Sun on chrome, music rolling, tourists choosing left or right. Then a billboard asks a tiny question everyone somehow knows. Red or Black. Heads tilt. Fingers hover. The counter jumps, and a quiet cheer ripples through the crowd. A handful of people raise their phones because that is what we all do when a small moment turns into a scene.
For seven days outside the Miracle Mile Shops at Planet Hollywood, Gambling.com turned a classic casino reflex into street theater. No ticket line. No velvet rope. Just a tap, a color, and a number big enough to cut through the afternoon glare. The Strip is full of noise, but clarity still wins. Two words did the job.
How A Tap Becomes A Moment
Participation stayed simple. Pick a side, watch your color rise, drift on, or hang around for the swing back. The mechanic borrowed roulette’s friendliest fork and translated it into a public scoreboard that never felt intimidating. Familiar, but fresh in the open air, where your tiny vote could nudge a giant screen and briefly make you the protagonist.
There was a dream tucked in as well. After voting, you could enter for a VIP Las Vegas package. Three nights on the Strip, travel, a show, and some spending money. A small promise that your tap might turn into a story worth retelling at a dinner you have not booked yet. Classic Vegas math. Little input, big maybe.
Voices from the strip…
Not everyone needed a reason to care.
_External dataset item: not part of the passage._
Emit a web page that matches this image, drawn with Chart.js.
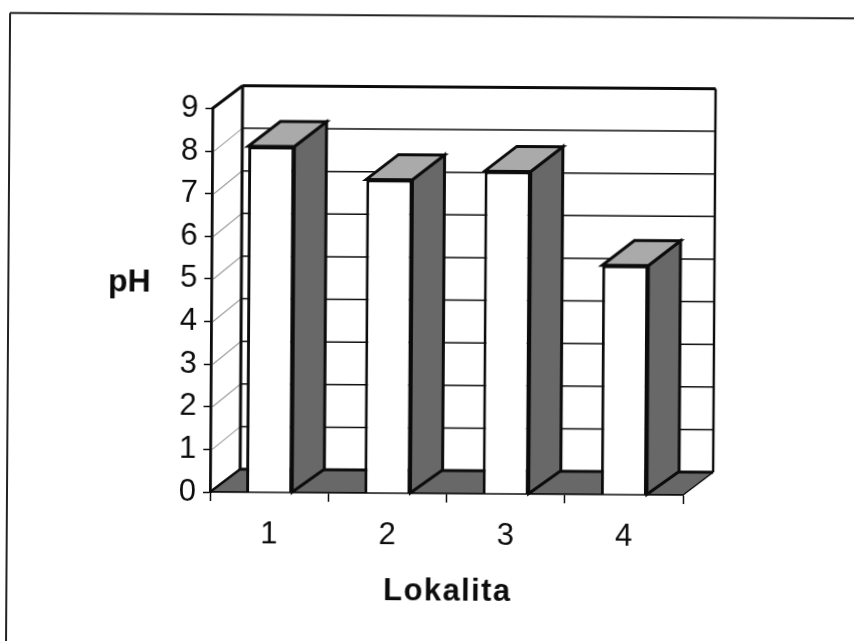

Some chose Red because they always do. Some picked Black because it felt cooler under the sun. And then there were the marketers, smiling at the real-time counter, watching as strangers made content for them without being asked.
“Our world-first interactive Las Vegas billboard has proved to be a hit, with thousands of casino players in Las Vegas and across the world taking part in our Red or Black campaign. The famous Las Vegas Strip really was the perfect backdrop for this debate to be housed. Still, the global interest outside of Sin City itself really adds additional weight to the final verdict.” — Dean Ryan, Marketing Director at Gambling.com.
It reads like pride, and it reads like proof. The Strip gave the spectacle, and the internet made it bigger. Together, they made the moment feel owned by the city. For a week, the color debate was a local dialect, understood by anyone who looked up.
Numbers With A Pulse
By the end, more than 14,000 people had their say, and the ripples reached roughly five million impressions once you count the street and the feeds together. A tidy stat line, but it felt bigger in comments, texts, and short videos that spread faster than any press note. People passed along what they saw because the clip carried its own explanation.
The visuals did most of the work. A counter flipping from Black to Red is a six-second story anyone can post without context. The Strip supplied the stage, the phones provided the chorus, and the timeline did the rest. When content feels native to where it was captured, it travels with less friction.
Why it felt good…
Because the rules were painless and the stakes were friendly. Red or Black is universal in a city that runs on choice. You do not need to be a high roller to have an opinion, and you get to see that opinion land on a screen the size of a house. For a minute, you are not just watching Las Vegas. You are moving it by a single digit.
There is also the thrill of being counted. In a place where you can feel invisible, your tap nudges a number thousands can see. Small act, visible consequence. People love that exchange. It is participation that asks almost nothing and gives back a story.
What The Next Chapter Could Involve
Red won this round, which gives Black a reason to come back swinging. Stage a rematch on a holiday weekend or tie it to a headline event and let the story build. A live wheel synced to the counter makes an ending people gather to watch, the kind of finale that feels like fireworks even in daylight..
The format travels. City festivals, arenas, and regional casinos. Swap in local prizes, keep the interface clean, and let the crowd give it flavor. When the story is this clear, everything around it becomes the vibe. You change the backdrop, and you keep the heart.
Final Look Back
Vegas knows how to turn a moment into a memory, especially with Gambling.com as the driving force. This one worked because it was public, quick, and easy to love. Red took the ribbon, and the Strip kept moving toward the next spectacle. This question will return, simply because it always does.
And when it does, the city will answer in a slightly different accent. Same choice, new crowd, fresh noise. That is how Las Vegas keeps its stories breathing.